In the Quiet of Her Indifference

8/25/2025

There is a quiet cruelty in caring too deeply for someone who does not see you—not for who you are, not for what you’ve tried to be, but only for the inconvenience of your presence. You lose yourself slowly, piece by piece, in the gravity of their importance. A word from them, even carelessly spoken, becomes the measure of your worth. A glance in your direction, even indifferent, becomes enough to brighten or break your day.

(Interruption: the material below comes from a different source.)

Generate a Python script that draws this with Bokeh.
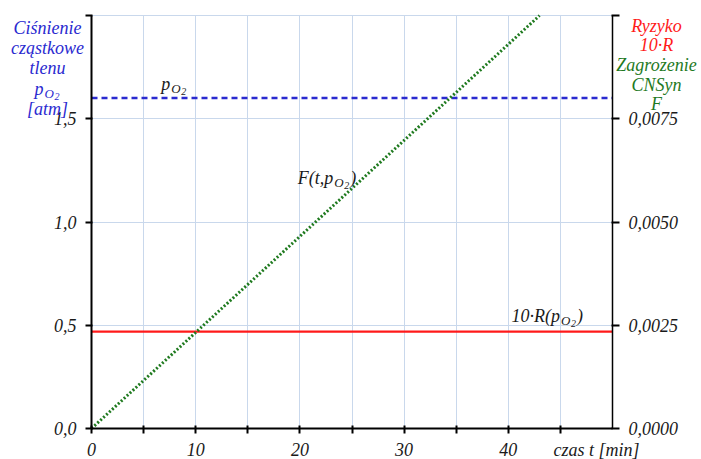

And yet, to them, you are nothing but an interruption. A voice they do not want to hear, a figure they would rather not notice. You pour your kindness in steady streams, thinking it might carve a place in their heart, but it only gathers as silence between you. They do not see the decency, the restraint, the quiet ways you choose respect over desire. All they see is someone they wish would step further back, someone whose absence would make the air lighter.

The weight of that realization is suffocating. You wake each morning with the thought of them as a reason to move forward, while for them, the thought of you is a reason to recoil. You hoped to be a source of warmth; instead, you’ve become a shadow they shrink from.

And in the end, the hardest truth to accept is not that they do not love you—it is that they do not even wish to know you. That all the fragments of yourself you’ve surrendered so willingly were never asked for, never desired, never even noticed.

Losing yourself for them feels like devotion. But to them, it is only noise.